_AIM_
Every line that contains the word "this" should be copied out.

_ENTRIES SHOWN_
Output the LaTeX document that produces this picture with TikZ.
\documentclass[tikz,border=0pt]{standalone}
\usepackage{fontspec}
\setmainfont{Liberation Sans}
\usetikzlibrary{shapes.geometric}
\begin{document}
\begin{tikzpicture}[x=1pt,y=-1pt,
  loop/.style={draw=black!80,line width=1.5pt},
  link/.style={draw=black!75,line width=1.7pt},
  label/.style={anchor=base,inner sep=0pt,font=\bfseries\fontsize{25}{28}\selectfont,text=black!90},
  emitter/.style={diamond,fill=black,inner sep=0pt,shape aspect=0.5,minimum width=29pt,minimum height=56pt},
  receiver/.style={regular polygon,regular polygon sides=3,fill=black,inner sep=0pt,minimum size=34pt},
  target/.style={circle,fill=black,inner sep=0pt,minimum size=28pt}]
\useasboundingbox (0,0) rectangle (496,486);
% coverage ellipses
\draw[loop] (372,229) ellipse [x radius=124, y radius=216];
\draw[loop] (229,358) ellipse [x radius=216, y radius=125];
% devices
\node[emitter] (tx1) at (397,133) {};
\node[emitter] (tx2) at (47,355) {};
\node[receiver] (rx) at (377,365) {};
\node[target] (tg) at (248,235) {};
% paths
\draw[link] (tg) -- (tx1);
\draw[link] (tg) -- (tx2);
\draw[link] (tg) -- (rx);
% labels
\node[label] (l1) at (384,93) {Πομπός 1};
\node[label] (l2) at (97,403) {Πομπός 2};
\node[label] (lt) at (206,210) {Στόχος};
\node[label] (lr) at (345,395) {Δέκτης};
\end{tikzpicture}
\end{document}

==

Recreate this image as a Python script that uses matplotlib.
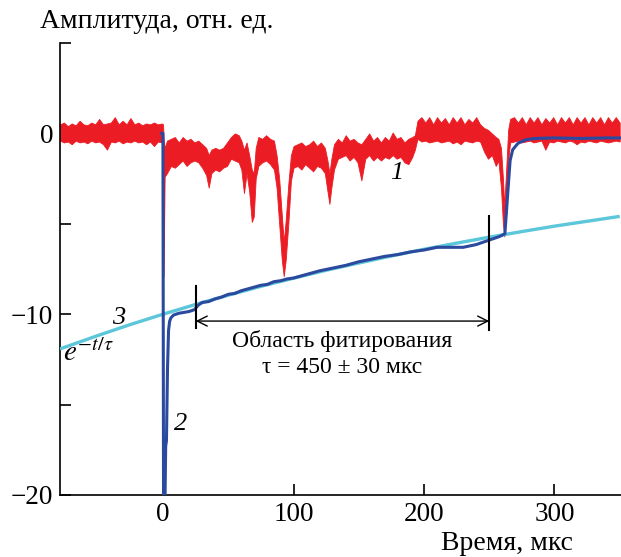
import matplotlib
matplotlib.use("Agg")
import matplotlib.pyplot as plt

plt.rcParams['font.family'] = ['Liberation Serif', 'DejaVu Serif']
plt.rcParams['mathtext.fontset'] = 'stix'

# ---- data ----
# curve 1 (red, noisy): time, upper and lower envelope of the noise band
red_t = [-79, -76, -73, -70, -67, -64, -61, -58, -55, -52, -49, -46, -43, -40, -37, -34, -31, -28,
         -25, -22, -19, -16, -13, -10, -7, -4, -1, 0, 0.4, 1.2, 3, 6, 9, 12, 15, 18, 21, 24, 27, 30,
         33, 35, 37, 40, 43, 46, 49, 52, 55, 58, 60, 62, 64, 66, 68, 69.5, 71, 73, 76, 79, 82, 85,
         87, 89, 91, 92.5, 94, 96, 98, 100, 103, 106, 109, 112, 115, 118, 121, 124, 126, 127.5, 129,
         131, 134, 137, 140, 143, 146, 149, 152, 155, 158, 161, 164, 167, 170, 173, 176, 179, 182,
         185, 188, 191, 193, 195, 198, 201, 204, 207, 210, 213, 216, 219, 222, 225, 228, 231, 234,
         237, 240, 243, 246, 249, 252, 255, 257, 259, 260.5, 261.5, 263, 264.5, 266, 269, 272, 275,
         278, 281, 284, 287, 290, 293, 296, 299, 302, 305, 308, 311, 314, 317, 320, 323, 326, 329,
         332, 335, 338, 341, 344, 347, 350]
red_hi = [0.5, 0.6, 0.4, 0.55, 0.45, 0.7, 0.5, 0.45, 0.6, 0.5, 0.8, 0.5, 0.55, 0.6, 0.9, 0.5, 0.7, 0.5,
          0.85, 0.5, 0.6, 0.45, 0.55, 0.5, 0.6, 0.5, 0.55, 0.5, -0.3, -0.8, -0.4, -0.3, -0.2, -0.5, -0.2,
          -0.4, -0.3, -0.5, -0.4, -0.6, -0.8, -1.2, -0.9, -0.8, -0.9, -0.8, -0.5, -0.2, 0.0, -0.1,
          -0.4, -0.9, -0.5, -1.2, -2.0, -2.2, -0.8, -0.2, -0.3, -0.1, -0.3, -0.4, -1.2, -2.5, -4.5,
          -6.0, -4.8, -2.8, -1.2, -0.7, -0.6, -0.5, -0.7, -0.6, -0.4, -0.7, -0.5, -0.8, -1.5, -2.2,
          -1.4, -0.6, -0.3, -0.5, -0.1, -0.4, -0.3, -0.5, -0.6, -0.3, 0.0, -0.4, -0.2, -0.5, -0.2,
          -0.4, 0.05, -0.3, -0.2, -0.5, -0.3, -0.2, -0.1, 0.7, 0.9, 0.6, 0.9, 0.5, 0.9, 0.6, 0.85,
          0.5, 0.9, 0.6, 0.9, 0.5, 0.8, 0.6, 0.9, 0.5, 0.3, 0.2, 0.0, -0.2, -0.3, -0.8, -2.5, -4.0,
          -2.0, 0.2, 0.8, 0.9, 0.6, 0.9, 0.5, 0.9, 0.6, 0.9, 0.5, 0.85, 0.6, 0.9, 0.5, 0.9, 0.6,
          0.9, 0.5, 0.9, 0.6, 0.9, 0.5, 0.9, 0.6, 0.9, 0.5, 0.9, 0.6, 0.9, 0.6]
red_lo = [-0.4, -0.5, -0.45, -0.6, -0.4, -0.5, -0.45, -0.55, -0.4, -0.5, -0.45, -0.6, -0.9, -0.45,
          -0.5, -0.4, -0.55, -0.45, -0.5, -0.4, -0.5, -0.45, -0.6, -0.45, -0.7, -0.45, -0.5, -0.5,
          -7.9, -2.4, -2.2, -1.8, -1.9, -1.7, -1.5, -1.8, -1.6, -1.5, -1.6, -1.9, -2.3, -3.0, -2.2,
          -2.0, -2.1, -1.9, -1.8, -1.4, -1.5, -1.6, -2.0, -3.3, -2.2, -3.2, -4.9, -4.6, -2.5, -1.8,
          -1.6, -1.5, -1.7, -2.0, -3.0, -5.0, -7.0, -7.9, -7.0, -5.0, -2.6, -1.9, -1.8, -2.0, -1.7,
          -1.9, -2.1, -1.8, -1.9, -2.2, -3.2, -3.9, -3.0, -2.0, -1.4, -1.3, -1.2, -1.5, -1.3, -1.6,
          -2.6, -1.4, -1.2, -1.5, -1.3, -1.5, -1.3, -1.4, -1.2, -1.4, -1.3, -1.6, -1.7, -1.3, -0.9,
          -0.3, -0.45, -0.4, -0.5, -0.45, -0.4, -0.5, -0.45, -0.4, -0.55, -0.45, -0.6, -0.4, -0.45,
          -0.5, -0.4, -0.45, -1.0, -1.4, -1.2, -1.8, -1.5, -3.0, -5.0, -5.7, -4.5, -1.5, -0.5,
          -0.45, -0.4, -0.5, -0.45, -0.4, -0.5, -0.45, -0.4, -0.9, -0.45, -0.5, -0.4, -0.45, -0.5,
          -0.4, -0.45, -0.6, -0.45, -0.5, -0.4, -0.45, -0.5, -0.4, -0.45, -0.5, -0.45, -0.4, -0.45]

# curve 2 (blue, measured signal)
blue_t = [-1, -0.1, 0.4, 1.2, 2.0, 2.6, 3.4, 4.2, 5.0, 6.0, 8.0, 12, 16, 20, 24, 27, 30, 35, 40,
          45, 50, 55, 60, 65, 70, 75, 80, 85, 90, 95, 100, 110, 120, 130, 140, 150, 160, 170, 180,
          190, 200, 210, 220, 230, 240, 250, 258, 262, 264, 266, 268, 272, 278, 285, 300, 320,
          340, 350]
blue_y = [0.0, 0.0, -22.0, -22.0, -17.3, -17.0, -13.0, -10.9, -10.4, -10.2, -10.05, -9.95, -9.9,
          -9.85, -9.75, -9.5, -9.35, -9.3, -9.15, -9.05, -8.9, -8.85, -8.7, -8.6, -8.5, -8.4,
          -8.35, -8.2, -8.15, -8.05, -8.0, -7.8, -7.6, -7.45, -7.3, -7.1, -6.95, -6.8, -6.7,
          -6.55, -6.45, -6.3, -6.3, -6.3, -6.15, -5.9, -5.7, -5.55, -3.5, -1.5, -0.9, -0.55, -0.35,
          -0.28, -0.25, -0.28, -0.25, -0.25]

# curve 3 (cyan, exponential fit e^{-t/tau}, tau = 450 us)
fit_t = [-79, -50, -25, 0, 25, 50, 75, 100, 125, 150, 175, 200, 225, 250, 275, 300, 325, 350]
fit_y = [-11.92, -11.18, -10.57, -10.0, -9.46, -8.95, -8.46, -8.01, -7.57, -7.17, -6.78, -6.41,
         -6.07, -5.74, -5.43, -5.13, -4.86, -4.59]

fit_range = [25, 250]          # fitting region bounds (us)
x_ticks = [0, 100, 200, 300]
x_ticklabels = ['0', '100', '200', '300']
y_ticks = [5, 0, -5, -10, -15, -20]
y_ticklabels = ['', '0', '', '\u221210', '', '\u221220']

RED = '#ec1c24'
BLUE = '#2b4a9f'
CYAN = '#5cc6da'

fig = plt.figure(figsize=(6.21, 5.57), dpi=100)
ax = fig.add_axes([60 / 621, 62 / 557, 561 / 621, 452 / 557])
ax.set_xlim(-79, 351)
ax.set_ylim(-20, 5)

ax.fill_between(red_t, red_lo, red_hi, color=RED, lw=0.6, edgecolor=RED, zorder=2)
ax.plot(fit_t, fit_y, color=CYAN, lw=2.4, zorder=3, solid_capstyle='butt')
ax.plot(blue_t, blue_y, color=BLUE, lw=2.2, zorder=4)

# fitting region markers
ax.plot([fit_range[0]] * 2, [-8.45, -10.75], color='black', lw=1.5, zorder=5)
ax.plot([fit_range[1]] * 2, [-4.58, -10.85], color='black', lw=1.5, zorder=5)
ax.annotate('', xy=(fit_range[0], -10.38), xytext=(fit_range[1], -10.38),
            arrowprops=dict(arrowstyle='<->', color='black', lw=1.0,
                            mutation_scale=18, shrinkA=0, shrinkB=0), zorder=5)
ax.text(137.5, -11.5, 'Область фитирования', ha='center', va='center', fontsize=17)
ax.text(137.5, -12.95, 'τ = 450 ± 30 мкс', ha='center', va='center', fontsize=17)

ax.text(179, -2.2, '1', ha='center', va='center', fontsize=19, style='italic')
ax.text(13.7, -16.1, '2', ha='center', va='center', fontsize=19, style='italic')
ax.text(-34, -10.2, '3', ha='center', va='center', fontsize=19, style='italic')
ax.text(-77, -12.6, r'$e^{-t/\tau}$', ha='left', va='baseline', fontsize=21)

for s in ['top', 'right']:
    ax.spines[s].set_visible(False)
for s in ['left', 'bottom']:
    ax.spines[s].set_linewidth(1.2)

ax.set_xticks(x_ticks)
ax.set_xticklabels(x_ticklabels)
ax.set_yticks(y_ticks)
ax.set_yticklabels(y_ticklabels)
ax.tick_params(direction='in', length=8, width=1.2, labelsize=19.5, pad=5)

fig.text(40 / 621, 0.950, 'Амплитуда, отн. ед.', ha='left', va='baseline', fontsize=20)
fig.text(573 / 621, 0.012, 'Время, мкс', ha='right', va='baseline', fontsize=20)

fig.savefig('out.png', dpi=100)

...

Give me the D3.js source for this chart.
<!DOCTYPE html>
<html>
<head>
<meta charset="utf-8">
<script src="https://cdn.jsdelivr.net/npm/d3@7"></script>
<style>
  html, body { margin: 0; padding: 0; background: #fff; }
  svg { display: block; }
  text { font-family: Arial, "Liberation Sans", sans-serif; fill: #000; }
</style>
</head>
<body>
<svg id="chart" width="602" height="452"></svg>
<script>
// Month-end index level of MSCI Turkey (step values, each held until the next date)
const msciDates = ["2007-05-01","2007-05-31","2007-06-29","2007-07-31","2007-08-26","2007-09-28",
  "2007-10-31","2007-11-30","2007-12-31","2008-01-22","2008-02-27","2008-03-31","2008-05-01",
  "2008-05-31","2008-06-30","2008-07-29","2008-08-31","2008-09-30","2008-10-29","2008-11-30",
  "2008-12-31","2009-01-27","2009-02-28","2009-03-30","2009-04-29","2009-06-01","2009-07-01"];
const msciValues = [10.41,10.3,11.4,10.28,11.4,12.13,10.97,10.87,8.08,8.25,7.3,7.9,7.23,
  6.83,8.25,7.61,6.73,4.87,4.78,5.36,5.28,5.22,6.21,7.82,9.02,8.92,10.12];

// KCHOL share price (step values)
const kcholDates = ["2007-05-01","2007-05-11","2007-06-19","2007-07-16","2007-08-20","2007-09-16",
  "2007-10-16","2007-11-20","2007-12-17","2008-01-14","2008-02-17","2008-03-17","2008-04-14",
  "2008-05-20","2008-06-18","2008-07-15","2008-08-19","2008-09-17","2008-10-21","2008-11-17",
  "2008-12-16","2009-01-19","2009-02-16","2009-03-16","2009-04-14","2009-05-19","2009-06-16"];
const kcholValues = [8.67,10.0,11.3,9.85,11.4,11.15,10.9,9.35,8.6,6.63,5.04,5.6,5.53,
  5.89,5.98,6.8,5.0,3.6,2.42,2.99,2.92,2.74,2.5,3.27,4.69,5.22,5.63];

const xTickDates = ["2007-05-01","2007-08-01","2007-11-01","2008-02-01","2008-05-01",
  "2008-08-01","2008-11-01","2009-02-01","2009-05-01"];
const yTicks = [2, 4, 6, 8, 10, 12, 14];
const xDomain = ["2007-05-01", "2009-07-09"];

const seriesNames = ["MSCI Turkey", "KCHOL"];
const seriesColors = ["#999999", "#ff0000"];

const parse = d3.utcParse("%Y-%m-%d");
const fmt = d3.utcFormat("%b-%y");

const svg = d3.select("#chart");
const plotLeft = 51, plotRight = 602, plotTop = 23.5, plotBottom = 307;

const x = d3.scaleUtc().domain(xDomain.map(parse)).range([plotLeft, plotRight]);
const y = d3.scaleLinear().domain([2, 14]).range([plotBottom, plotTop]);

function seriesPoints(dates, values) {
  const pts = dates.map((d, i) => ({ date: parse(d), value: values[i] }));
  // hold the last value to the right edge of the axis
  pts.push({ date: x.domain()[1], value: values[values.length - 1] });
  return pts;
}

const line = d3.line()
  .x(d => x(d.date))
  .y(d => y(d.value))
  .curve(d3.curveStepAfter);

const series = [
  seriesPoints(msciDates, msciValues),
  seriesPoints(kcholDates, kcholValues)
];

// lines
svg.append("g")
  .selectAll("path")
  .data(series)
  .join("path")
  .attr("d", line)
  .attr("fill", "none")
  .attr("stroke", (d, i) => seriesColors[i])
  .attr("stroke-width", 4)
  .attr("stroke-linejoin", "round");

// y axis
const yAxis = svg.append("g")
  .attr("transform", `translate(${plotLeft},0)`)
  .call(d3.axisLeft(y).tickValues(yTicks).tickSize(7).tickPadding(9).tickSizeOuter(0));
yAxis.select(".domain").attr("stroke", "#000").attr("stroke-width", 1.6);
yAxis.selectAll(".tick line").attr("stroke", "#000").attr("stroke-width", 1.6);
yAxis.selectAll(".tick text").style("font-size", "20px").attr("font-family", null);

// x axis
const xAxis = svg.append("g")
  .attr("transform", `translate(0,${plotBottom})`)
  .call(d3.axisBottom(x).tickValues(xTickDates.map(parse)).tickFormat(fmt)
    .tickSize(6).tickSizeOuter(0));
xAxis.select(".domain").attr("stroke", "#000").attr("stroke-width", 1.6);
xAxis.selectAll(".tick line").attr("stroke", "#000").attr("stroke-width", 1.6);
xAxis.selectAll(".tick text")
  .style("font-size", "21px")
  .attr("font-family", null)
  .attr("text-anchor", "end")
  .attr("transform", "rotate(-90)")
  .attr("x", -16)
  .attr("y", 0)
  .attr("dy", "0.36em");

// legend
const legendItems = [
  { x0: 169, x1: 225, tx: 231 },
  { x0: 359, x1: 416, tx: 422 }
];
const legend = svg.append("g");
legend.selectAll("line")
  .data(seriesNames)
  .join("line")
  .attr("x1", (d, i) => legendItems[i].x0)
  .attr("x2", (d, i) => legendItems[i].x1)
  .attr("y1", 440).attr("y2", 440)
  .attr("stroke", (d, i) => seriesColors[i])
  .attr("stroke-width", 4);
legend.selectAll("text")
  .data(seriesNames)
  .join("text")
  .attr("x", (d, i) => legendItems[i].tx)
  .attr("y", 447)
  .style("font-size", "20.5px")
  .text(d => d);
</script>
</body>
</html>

_TASK RESULT_
Output the LaTeX document that produces this picture with TikZ.
Recreate this image as a Python script that uses matplotlib.
Give me the D3.js source for this chart.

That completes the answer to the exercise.